In the subtropical Yunnan Province of China, a perennial rice called PR23 has been successfully developed and was released in fall of 2018 to farmers. PR23 and a number of other selections were developed through a wide hybrid cross between an annual, cultivated rice, Oryza sativa, and a perennial cousin of rice from Africa, Oryza longistaminata. This wide hybridization approach is the same one being employed by breeders at The Land Institute to perennialize sorghum and wheat.
Important initial work on perennializing rice took place in the early 1990s when Dr. Tao Dayun of the Yunnan Academy of Agricultural Sciences along with Prapa Sripichitt of Kasetsart University in Bangkok, Thailand successfully produced a single hybrid plant from cross pollinating Oryza sativa and O. longistaminata. In 1995, Dr. Erik Sacks took the helm of a new perennial rice breeding program at the International Rice Research Institute (IRRI) in the Philippines. Sacks used Dayun and Sripichitt’s hybrid plant to develop a breeding population. Considerable progress was made under Sack’s supervision over the next six years, during which time a Masters student from China named Fengyi Hu joined his lab to work on perennial rice. Unfortunately, IRRI terminated the project in 2001 due to budget cuts. Dr. Sacks returned to the US and gained a faculty appointment at the University of Illinois in Urbana-Champaign while Fengyi Hu returned to Beijing, China to pursue his Ph.D. For about six years the perennial rice breeding program was suspended, but after completing his Ph.D., Dr. Hu took a position at the Yunnan Academy of Agricultural Sciences where he and his team used the existing perennial hybrid rice to conduct important research
on rhizomes and the genetic basis of perennialism.

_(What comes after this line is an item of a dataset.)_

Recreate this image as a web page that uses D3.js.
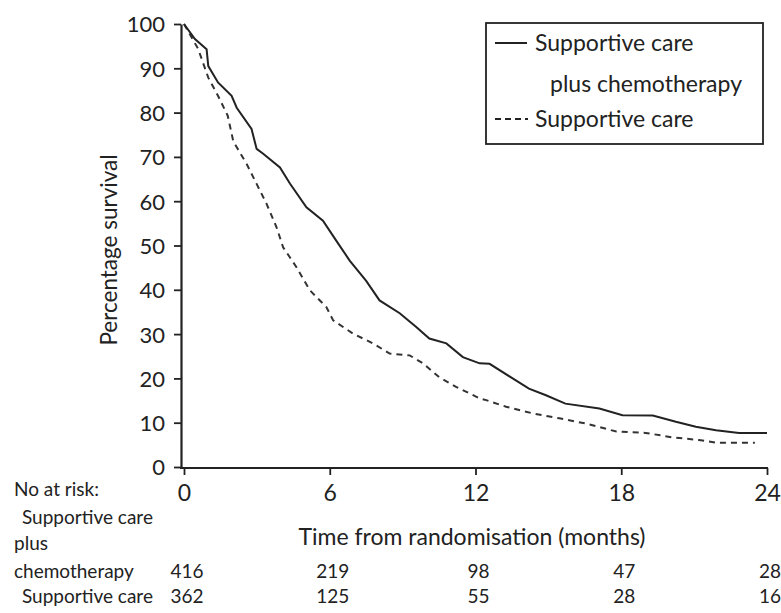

In 2007, Erik Sacks informed Land Institute researchers of the perennial rice project and of Dr. Hu’s research. Inspired by the potential for a perennial rice to address the devastating soil erosion that plagues upland rice fields throughout Southeast Asia, The Land Institute provided start-up funds for Fengyi Hu to reactivate the perennial rice breeding program, and has continued to support Dr. Hu’s work both financially and with expertise. Every year since 2008, two or three researchers from The Land Institute have joined a highly dedicated international group of researchers who visit Dr. Hu’s team in the Yunnan Province to monitor progress and offer advice and encouragement. Today, perennial rice research continues to expand under the supervision of Dr. Hu, who is now Dean of Agriculture at Yunnan University in Kunming.
The release of PR23 was preceded by numerous on-farm trials planted in southern Yunnan Province. Yields of the perennial rice were similar to those of locally adapted annual varieties for two harvests per year over six years. Annual yields in Yunnan have averaged 15 tons per hectare per year (~13,300 lbs per acre). On-farm trials will soon be conducted in the surrounding countries of Laos, Cambodia, Myanmar, and Vietnam.
Now that genes for perenniality have been successfully introduced into an annual rice, Dr. Hu is working to use marker assisted selection at his field station in Jinghong to breed a perennial upland rice that can tolerate dry, aerobic soils. Perennial lowland or paddy rice is primarily being adopted by farmers because it reduces labor requirements. Annual rice is still largely transplanted by hand which is arduous work. Moreover, the rural labor sector has been reduced as younger people move to live and work in urban areas. In addition to reducing labor requirements, perennial paddy rice may deliver significant environmental benefits such as soil carbon sequestration and greater nitrogen uptake efficiency. A large question that remains is how the greenhouse gas emissions of methane and nitrous oxide in perennial rice paddies compare with annual rice paddies. Hu’s group is embarking on a long-term experiment to study these and other environmental questions.